Monday, September 27, 2010

The Old is Gone!

It hasn’t been an easy 37 months. So much uncertainty faced me when I walked out the doors of Taft Correctional Institution in August of 2007. Unable to even comprehend what my life was going to be like, at times during my last months of incarceration, I wondered whether I would end up living under a freeway overpass. Or perhaps I would become one of the many panhandlers seeking a hand-out at the top of the off-ramp holding my “Hungry and need food. Anything will help. God bless you” cardboard sign.
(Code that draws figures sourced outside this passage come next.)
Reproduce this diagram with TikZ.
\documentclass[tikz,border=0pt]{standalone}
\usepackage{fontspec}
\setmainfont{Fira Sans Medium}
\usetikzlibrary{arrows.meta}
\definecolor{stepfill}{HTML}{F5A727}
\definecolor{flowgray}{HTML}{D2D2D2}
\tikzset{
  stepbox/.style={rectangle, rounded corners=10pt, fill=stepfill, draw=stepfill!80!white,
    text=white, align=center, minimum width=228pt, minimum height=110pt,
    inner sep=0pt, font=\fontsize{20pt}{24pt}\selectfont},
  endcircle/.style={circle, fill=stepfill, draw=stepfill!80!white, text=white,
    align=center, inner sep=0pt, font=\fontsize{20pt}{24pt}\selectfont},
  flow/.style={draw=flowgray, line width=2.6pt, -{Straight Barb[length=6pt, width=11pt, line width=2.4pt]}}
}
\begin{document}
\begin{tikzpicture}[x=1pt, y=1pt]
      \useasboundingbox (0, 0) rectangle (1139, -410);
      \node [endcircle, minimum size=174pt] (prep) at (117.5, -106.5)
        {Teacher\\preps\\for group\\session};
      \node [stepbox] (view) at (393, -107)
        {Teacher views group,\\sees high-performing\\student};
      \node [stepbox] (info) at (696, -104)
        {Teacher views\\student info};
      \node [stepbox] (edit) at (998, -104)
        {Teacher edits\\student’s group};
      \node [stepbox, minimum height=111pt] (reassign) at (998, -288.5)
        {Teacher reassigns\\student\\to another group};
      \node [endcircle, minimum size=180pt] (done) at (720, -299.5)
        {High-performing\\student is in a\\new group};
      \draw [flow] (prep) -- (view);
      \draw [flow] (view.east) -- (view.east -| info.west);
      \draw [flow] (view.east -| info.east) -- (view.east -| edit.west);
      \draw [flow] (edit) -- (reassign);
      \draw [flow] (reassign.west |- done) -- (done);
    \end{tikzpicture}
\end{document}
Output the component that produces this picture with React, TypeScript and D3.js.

While it never ended up that badly for me, it hasn’t turned out as I expected either.

At times, it seems like a little sign has floated over the top of me with arrows pointing, saying “ex-felon”. There are some things that I just can’t seem to get past. A few weeks ago I was laying on the couch on a Sunday afternoon after playing a round of golf with some friends when I was interrupted by a rapping on the front door of my home…a fifth wheel trailer. As I opened the door, I was greeted by a deputy sheriff. For a second, my heart seemed to skip a beat. Then he kindly asked me for my name and then ID that could verify it. He was simply doing his job…confirming that I was living where I said I am. A small thing…but certainly not an everyday occurrence for most of us.

As a result of the uncertainty of my life, I’ve been hesitant to move forward as quickly as I probably could. Still facing up to 23 more months of supervision, there are some things that are difficult to arrange. A simple trip out of state…even for a day requires at least two weeks of advance notice to get the proper permission. A trip out of the country is out of the question. Moving into an apartment complex or a condo community isn’t possible because of the restrictions that I still face. For the past three years, I’ve worn the prison issue glasses that I had on when I was released because money is tight, and frankly they still worked.

But the last month has brought a great deal of change in my life. For reasons that I can’t really articulate, I made the decision that “enough is enough”. While I don’t exactly have control over my life, I choose to move forward. A trip to the optometrist resulted in new glasses. Not a significant change in my appearance on the outside, but a gargantuan impact on how I see myself from the inside. They were the last “moniker” that I wore from my incarceration. There are no more visible external reminders of that dark period of my life.

The change didn’t stop there. I love antiques and every opportunity I have, I will visit an antique shop or mall and usually walk out with some little treasure. Many of the items, I give away. I buy them because they are unique and they represent a different time…maybe a better time. About a month ago, my sister Deb suggested (perhaps in jest) that I should get a business license and open a shop, or at least become a dealer. The idea resonated deeply within me and it has turned into a reality. Three weeks ago, I applied for the business license and became a small business owner. Angelwings Antiques was born. Scripture teaches us that in Christ, we are a new creation…that the old is gone and the new has come. Through God’s grace, I’ve become “that” new creation. But now I’ve become a new creation in a different way as well. While I will always be an “ex-felon”, I’ve chosen to become more. I’m a business owner and a construction company manager. I’m a singer in the church choir and a Sunday school teacher. I’m a loving brother, a loving ex-husband and a good friend. That old label is gone…a new label has come.

Photo by Mark

4 comments:

Deb Shucka said...

The deep and healed truth of this shines from the screen. I can feel your acceptance and surrender (both things I still struggle with) and I know Angelwings Antiques is the result of that. BTW, my suggestion was no jest - nor was the one about the house, the one where you live on the top floor, above your shop.

I'm so thrilled to get to be a part of your new venture. I'm so blessed to call you brother and friend. I love you.

Janna Qualman said...

I'm here from Deb's. You're brave and you're wonderful, and I wish you nothing but the best.

I'd also love to look through your antiques. I love them so!

Lilith said...

I read your sister's blog. I have a son who was released from prison in June. He still struggles with life but he's slowly making progress, reclaiming his life.

He's much younger and much less articulate, so thank you for a glimpse into some of what he must be feeling.

Suzy said...

Leave all the old trappings behind. They are just that- traps we have all fallen into.

Congrats on your new business! Have Deb "nudge" you about a web site!